Configure seqOutBias assets

seqOutBias is an optional tool that can be used to correct for enzymatic bias and generate stranded bigWigs for visualization. This correction can be important as bias from the T4 RNA Ligase used in PRO-seq protocols can yield erroneous conclusions [^Martins2018]. The bias itself is corrected by taking the ratio of genome-wide observed read counts to the expected sequence based counts for each k-mer [^Martins2018]. The k-mer counts take into account mappability at a given read length using GenomeTools’ Tallymer program [^Kurtz2008].

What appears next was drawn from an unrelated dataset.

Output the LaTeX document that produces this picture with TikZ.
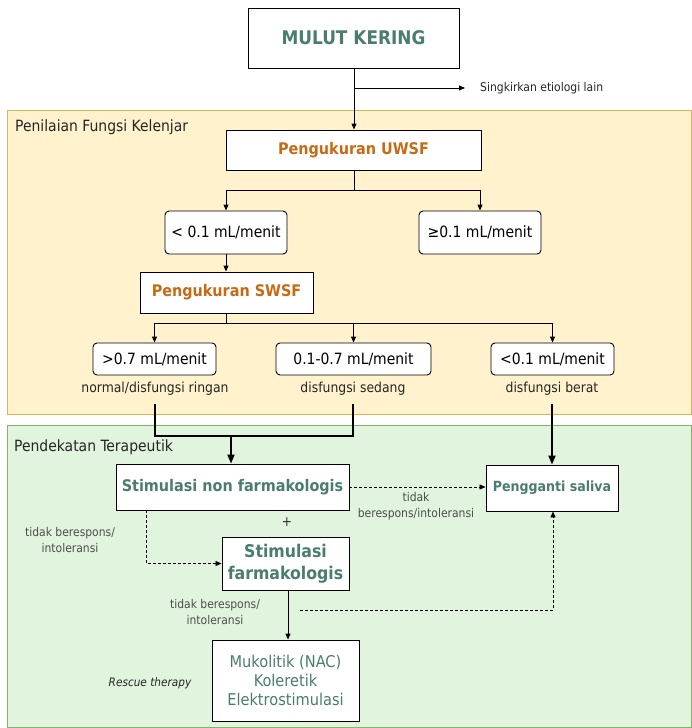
\documentclass[tikz,border=0pt]{standalone}
\usepackage{fontspec}
\setmainfont{DejaVu Sans Condensed}
\usetikzlibrary{arrows.meta}
\definecolor{teal}{HTML}{4A7D70}
\definecolor{orng}{HTML}{C86A14}
\definecolor{yelfill}{HTML}{FFF2CC}
\definecolor{yeldraw}{HTML}{D6B656}
\definecolor{grnfill}{HTML}{E1F4DE}
\definecolor{grndraw}{HTML}{82B366}
\definecolor{lbl}{HTML}{4D4D4D}
\tikzset{
  box/.style={draw=black, fill=white, line width=0.9pt, inner sep=0pt, align=center},
  rbox/.style={box, rounded corners=4pt},
  head/.style={font=\bfseries\fontsize{16}{18}\selectfont},
  plain/.style={font=\fontsize{15.5}{18}\selectfont},
  small/.style={font=\fontsize{12}{16}\selectfont, text=lbl, align=center, inner sep=0pt},
  sublbl/.style={font=\fontsize{13.8}{16}\selectfont, text=black!85, inner sep=0pt},
  conn/.style={line width=0.9pt, -{Triangle[length=6pt,width=5pt]}},
  thk/.style={line width=1.8pt},
  thkarr/.style={thk, -{Triangle[length=9pt,width=7pt]}},
  dsh/.style={line width=0.8pt, dash pattern=on 3pt off 2pt, -{Triangle[length=6pt,width=5pt]}},
  region/.style={line width=0.8pt},
}
\begin{document}
\begin{tikzpicture}[x=1pt,y=-1pt]
\useasboundingbox (0,0) rectangle (692,728);
\fill[white] (0,0) rectangle (692,728);

% background regions
\draw[region, fill=yelfill, draw=yeldraw] (7,110) rectangle (691,414);
\draw[region, fill=grnfill, draw=grndraw] (7,425) rectangle (691,727.5);
\node[anchor=west, plain, text=black!85, inner sep=0pt] (t1) at (15,127) {Penilaian Fungsi Kelenjar};
\node[anchor=west, plain, text=black!85, inner sep=0pt] (t2) at (14,447) {Pendekatan Terapeutik};

% top
\node[box, minimum width=211pt, minimum height=60pt, text=teal, font=\bfseries\fontsize{18.8}{22}\selectfont] (mk) at (353.5,38) {MULUT KERING};
\node[box, minimum width=255pt, minimum height=40pt, head, text=orng] (uwsf) at (353.5,150) {Pengukuran UWSF};
\coordinate (br) at (354,88);
\coordinate (brend) at (465,88);
\node[anchor=west, small, text=black!85] (sing) at (480,88) {Singkirkan etiologi lain};
\draw[line width=0.9pt] (mk.south -| br) -- (br);
\draw[conn] (br) -- (uwsf.north -| br);
\draw[conn] (br) -- (brend);

% UWSF branches
\node[rbox, minimum width=122pt, minimum height=43pt, plain] (lt) at (226,232.5) {< 0.1 mL/menit};
\node[rbox, minimum width=122pt, minimum height=43pt, plain] (ge) at (480,232.5) {≥0.1 mL/menit};
\coordinate (j1) at (354,190);
\draw[line width=0.9pt] (uwsf.south -| j1) -- (j1);
\draw[conn] (j1) -| (lt.north);
\draw[conn] (j1) -| (ge.north);

% SWSF
\node[box, minimum width=173pt, minimum height=41pt, head, text=orng] (swsf) at (226.5,292.5) {Pengukuran SWSF};
\draw[conn] (lt.south) -- (swsf.north -| lt.south);

\node[rbox, minimum width=123pt, minimum height=32pt, plain] (a) at (154.5,359) {>0.7 mL/menit};
\node[rbox, minimum width=155pt, minimum height=32pt, plain] (b) at (353.5,359) {0.1-0.7 mL/menit};
\node[rbox, minimum width=123pt, minimum height=32pt, plain] (c) at (552.5,359) {<0.1 mL/menit};
\coordinate (j2) at (226,323);
\draw[line width=0.9pt] (swsf.south -| j2) -- (j2);
\draw[conn] (j2) -| (a.north);
\draw[conn] (j2) -| (b.north);
\draw[conn] (j2) -| (c.north);

\node[sublbl] (la) at (155,389) {normal/disfungsi ringan};
\node[sublbl] (lb) at (353,389) {disfungsi sedang};
\node[sublbl] (lc) at (552,389) {disfungsi berat};

% therapy
\node[box, minimum width=233pt, minimum height=46pt, head, text=teal] (stn) at (232.5,487) {Stimulasi non farmakologis};
\node[box, minimum width=132pt, minimum height=46pt, text=teal, font=\bfseries\fontsize{14}{16}\selectfont] (ps) at (552,488) {Pengganti saliva};
\node[box, minimum width=127pt, minimum height=53pt, text=teal, font=\bfseries\fontsize{17.5}{22}\selectfont] (sf) at (285.5,563.5) {Stimulasi\\farmakologis};
\node[box, minimum width=147pt, minimum height=81pt, text=teal, font=\fontsize{16.2}{19}\selectfont] (mu) at (285.5,680.5) {Mukolitik (NAC)\\Koleretik\\Elektrostimulasi};

% thick joins
\coordinate (ua) at (155,404);
\coordinate (ub) at (353,404);
\coordinate (uc) at (552,404);
\coordinate (da) at (155,436);
\coordinate (db) at (353,436);
\coordinate (jn) at (231,436);
\draw[thk, line join=miter] (ua) -- (da) -- (db) -- (ub);
\draw[thkarr] (jn) -- (jn |- stn.north);
\draw[thkarr] (uc) -- (uc |- ps.north);

% dashed and plain follow-ups
\draw[dsh] (stn.east) -- (stn.east -| ps.west);
\node[small] (l1) at (416,506) {tidak\\berespons/intoleransi};
\node[font=\fontsize{14}{15}\selectfont, text=black!80] (plus) at (287,522) {+};

\coordinate (s1) at (146,510);
\draw[dsh] (s1 |- stn.south) |- (sf.west);
\node[small] (l2) at (70,540) {tidak berespons/\\intoleransi};

\draw[conn] (sf.south -| 288,0) -- (mu.north -| 288,0);
\node[small] (l3) at (215,612) {tidak berespons/\\intoleransi};

\coordinate (d1) at (300,610);
\coordinate (d2) at (553,610);
\draw[dsh] (d1) -- (d2) -- (d2 |- ps.south);

\node[font=\itshape\fontsize{11.7}{13}\selectfont, text=black!85] (rt) at (150,683) {Rescue therapy};
\end{tikzpicture}
\end{document}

To successfully use seqOutBias therefore requires some additional refgenie assets: the tallymer_index and the suffixerator_index. To generate the indexed k-mers (tallymer_index) for a sample requires an enhanced suffix array (suffixerator_index) for your primary alignment genome. The corresponding k-mer index is produced using this enhanced suffix array for the specific read length of your library. This means you need separate k-mer indicies for every read length of your samples of interest, should they be different across samples.

For example, a sample of interest is read length 75 and it's to be aligned to human genome, hg38. You need to tag the tallymer_index with the read length, as the pipeline looks for the specific read length tagged tallymer index when using seqOutBias.

First, we'll create the enhanced suffix array. This asset only needs to be produced once for a genome. For larger genomes, this can require significant amounts of memory to complete in a reasonable time, likely around an hour to two.

refgenie build hg38/suffixerator_index --params memlimit=24GB

Once the suffixerator_index is complete, we can generate the tallymer_index for read length 75 with which we'll tag the asset. This is much faster to complete than the suffixerator_index.

refgenie build hg38/tallymer_index:75 --params mersize=75

Now you'd be all set to run the pipeline using seqOutBias (argument: --sob) to correct for enzymatic biases.

[^Martins2018]: Martins AL, Walavalkar NM, Anderson WD, Zang C, Guertin MJ. Universal correction of enzymatic sequence bias reveals molecular signatures of protein/DNA interactions. Nucleic Acids Res. 2018;46(2):e9. doi:10.1093/nar/gkx1053

[^Kurtz2008]: Kurtz S, Narechania A, Stein JC, Ware D. A new method to compute K-mer frequencies and its application to annotate large repetitive plant genomes. BMC Genomics 2008;9:517.